Sorting a million 32-bit integers in 2MB of RAM using Python

February 6, 2024

Original post from Guido Van Rossum: Sorting a million 32-bit integers in 2MB of RAM using Python

The post analysis the above post: Analyzing “Sorting a million 32-bit integers in 2MB of RAM using Python”


Key point: usage of array, heapq and tempfile

With generators.

Using temporary files to store sorted chunks of integers, read those files with a generator/iterator, and merge them using heapq.merge.

Each time only a small chunk of integers is in memory, next chunk is read when the previous one is sorted.

循环顶着 Memory 上线,对 chunk 进行 sort,写入 n 个文件。

对于每个文件,每次读取一点 m,并用 generator iterator 给出 sort 好的数据。通过 heapq 来进行 merge。使用到的最多内存为 n*m

Summary

What’s the issue?

A 32-bit integer is 4 byte. So a million 32-bit integers are 4MB. Which exceed the 2MB limit.

We couldn’t simplistically using sorted method to sort those numbers, which loads every number into memory.

A million integer source

struct module

Converts between Python values and C structs represented as Python bytes object.
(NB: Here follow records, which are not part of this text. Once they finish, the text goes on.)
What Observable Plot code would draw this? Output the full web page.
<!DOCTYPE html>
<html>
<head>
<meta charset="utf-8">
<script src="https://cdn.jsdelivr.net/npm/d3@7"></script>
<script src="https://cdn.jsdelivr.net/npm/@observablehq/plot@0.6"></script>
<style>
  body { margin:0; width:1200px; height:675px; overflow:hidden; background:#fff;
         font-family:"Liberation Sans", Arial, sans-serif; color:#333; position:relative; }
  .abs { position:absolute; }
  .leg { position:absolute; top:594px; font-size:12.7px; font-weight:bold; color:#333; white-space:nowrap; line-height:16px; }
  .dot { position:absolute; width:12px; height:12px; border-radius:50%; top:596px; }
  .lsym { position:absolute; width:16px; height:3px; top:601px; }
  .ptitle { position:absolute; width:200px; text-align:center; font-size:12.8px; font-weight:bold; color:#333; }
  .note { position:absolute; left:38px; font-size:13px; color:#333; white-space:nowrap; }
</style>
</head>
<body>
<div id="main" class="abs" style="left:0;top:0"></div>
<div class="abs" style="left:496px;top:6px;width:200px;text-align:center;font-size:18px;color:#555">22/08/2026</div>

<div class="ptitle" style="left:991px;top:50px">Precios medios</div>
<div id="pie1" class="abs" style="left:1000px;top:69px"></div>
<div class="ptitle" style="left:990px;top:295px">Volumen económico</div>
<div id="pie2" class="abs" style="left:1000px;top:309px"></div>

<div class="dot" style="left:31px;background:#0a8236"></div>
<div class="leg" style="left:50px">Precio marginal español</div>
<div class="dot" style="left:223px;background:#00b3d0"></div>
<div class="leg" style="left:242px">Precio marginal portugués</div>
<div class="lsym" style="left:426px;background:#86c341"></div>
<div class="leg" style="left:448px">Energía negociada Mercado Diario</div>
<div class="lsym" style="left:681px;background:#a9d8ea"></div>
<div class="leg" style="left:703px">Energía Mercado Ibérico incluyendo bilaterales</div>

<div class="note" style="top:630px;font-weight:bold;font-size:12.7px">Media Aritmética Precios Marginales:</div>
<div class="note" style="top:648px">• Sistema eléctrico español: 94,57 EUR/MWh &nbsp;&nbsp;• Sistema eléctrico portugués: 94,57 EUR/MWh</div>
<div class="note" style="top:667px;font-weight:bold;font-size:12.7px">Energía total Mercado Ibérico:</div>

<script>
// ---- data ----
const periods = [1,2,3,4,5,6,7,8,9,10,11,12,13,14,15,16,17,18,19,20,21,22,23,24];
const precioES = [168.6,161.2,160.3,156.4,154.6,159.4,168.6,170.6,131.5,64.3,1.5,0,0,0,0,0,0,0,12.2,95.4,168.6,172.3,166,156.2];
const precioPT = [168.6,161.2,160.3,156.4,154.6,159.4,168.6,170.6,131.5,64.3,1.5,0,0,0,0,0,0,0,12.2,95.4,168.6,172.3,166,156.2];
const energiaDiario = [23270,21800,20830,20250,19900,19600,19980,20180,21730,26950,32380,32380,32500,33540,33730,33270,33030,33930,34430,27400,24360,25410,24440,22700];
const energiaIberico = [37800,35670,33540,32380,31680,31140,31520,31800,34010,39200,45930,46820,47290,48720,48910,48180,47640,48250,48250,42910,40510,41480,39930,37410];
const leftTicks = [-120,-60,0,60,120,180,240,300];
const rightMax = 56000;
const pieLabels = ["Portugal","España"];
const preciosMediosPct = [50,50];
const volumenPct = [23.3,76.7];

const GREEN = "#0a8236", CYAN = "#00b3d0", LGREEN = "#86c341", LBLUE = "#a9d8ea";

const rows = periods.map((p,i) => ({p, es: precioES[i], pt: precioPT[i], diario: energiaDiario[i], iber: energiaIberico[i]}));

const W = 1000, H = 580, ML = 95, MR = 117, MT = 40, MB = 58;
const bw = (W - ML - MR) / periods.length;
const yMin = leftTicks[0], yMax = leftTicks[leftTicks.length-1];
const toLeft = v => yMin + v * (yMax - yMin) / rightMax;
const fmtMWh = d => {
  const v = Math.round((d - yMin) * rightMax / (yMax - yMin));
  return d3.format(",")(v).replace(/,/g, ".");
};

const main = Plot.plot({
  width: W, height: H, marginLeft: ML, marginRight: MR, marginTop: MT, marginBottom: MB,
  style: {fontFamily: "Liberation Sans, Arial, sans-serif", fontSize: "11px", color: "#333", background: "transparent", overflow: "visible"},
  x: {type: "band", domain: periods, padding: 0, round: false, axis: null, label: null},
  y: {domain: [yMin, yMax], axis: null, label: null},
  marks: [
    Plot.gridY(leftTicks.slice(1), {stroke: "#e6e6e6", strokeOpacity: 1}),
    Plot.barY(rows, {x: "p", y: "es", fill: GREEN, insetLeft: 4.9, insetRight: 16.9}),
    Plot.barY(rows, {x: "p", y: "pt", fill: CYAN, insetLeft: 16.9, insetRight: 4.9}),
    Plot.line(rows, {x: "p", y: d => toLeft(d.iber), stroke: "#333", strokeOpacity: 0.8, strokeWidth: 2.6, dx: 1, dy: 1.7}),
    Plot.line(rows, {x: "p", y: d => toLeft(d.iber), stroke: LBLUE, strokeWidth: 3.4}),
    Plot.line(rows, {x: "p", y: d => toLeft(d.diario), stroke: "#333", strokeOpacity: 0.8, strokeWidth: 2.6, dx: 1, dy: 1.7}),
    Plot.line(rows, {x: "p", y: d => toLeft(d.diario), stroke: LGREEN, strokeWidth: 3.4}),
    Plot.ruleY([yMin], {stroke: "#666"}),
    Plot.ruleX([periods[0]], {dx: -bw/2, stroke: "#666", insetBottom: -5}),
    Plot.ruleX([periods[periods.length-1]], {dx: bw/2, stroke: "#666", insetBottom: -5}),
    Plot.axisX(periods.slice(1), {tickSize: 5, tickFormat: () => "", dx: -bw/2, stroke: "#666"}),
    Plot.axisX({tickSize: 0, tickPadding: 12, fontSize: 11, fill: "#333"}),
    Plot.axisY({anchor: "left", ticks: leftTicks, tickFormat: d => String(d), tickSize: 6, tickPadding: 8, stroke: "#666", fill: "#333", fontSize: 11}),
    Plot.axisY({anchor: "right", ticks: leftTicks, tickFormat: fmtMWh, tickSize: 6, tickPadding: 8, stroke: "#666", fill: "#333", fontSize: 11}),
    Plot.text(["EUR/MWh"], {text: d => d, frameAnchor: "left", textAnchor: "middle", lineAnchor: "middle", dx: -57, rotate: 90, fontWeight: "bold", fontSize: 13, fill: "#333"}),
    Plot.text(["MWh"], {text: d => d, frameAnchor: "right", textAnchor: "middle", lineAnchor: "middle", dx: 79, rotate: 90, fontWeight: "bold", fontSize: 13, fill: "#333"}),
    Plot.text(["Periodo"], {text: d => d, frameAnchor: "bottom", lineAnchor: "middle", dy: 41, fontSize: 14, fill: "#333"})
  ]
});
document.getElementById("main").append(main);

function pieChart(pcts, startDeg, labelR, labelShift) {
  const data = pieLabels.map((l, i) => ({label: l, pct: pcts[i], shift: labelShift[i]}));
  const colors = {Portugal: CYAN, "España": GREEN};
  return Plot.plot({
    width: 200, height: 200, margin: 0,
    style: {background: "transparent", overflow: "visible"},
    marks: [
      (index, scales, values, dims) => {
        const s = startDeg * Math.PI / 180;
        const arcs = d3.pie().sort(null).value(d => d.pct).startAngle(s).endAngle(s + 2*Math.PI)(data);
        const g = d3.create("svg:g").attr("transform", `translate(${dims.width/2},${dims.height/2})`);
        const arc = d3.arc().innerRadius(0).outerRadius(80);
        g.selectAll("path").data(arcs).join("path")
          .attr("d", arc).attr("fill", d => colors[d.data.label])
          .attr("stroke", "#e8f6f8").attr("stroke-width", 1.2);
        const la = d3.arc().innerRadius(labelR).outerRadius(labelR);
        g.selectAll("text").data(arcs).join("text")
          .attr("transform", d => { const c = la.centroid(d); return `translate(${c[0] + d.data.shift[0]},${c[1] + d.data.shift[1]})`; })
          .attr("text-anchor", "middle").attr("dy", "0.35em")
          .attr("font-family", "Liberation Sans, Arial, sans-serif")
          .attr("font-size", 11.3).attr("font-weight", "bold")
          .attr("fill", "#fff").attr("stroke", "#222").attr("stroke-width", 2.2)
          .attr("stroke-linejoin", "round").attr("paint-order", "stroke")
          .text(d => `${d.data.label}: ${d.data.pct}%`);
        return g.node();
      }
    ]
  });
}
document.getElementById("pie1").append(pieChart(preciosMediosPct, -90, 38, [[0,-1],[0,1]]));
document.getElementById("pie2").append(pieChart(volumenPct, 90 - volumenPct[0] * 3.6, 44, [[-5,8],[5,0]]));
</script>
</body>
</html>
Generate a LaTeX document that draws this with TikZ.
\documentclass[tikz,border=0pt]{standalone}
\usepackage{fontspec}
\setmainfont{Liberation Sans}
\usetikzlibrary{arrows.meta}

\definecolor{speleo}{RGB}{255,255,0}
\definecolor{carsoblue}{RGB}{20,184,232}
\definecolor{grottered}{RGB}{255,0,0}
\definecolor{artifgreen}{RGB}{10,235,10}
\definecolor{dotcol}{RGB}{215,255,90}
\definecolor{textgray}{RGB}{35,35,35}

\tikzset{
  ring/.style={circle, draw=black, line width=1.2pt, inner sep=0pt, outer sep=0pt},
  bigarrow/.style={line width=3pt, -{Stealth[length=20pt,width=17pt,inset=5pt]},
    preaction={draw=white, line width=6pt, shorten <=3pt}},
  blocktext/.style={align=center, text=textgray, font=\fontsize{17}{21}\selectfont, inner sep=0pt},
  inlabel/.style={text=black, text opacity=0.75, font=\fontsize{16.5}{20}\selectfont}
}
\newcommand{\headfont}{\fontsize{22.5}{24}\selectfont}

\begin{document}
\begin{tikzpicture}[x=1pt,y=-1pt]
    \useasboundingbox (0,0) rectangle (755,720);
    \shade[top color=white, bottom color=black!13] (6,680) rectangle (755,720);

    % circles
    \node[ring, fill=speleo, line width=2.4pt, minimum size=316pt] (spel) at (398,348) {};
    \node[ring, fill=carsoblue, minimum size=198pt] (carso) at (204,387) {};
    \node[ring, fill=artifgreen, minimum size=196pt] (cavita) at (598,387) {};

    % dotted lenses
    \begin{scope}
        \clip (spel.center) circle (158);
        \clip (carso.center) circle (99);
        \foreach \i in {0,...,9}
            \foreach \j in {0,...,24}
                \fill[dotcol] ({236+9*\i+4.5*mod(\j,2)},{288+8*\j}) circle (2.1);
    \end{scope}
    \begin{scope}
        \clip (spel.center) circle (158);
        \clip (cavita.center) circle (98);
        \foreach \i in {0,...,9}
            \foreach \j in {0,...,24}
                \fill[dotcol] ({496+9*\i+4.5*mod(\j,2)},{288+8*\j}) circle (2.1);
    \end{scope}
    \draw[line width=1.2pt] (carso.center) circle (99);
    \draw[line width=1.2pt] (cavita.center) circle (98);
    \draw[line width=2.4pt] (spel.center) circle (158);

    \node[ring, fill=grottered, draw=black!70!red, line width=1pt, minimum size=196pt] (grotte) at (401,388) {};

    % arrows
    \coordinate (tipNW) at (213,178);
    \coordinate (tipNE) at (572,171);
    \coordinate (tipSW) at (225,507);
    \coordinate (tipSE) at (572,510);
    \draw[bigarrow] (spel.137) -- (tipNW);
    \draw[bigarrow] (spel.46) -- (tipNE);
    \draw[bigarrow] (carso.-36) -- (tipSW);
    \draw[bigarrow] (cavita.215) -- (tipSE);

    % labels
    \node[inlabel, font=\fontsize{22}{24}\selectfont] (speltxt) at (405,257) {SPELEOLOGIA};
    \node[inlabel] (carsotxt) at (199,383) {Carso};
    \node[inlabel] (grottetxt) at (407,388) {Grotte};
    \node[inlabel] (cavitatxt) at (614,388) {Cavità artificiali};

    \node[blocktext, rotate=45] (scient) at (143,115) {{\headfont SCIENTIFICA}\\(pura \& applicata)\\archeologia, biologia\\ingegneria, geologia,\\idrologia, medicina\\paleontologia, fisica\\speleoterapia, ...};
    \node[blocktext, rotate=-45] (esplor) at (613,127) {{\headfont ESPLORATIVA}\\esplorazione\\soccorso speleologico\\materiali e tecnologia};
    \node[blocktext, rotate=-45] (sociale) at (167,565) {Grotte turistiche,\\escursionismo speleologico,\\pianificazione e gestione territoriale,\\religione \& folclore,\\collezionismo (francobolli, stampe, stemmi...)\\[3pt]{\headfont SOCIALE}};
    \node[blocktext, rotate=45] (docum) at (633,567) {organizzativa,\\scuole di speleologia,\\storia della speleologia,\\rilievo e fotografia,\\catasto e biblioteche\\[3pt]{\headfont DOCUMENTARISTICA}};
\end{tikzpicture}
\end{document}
It’s more compact compared to saving as a txt.

import random
import struct

numbers = [random.randint(-2**31, 2**31 - 1) for _ in range(1_000_000)]
with open("random_numbers.bin", "wb") as file:
    # 'i' is the letter used by the formatting mini-language of the
    # struct module to turn a Python number into a C like signed integer
    # 'i' is signed integer with 4 bytes size
    file.write(struct.pack(len(numbers) * "i", *numbers))

Read limited size data into memory

array module

Compactly represent an array of basic values. Using much less memory than a list. In array("i"), the "i" is the typecode. Which means elements in the array should be type i, which is C type signed int and python type int.

def int_array_from_file(int_file, buffer_size=4000):
    int_array = array("i")
    int_array.frombytes(int_file.read(buffer_size))
    return int_array

The above code means we read chunks of 4000 bytes from the file and convert them to an array of python integers. Not the entire file into memory at once.

Generator to yield integers

def read_buffered_ints(int_file):
    while True:
        int_array = int_array_from_file(int_file)

        if not int_array:
            return None

        yield from int_array

Generator are lazy, they don’t take much memory.

Write each sorted chunk to a temporary file and got their generator

int_arrays_generators = []
while True:
    int_array = int_array_from_file(int_file, 4000*10)
    if not int_array:
        break

    # For each chunk, we create a temp file...
    temp_file = tempfile.TemporaryFile()
    # we sort the arrays, convert them back into bytes,
    # and put them in the file...
    array("i", sorted(int_array)).tofile(temp_file)
    # then save a generator ready to give us back those ints,
    # in our list
    temp_file.seek(0)
    generator = read_buffered_ints(temp_file)
    int_arrays_generators.append(generator)

Each generator hold a temporary file, which is a sorted chunk of 4000*10 bytes. Each of them only take 4000 bytes one time in memory.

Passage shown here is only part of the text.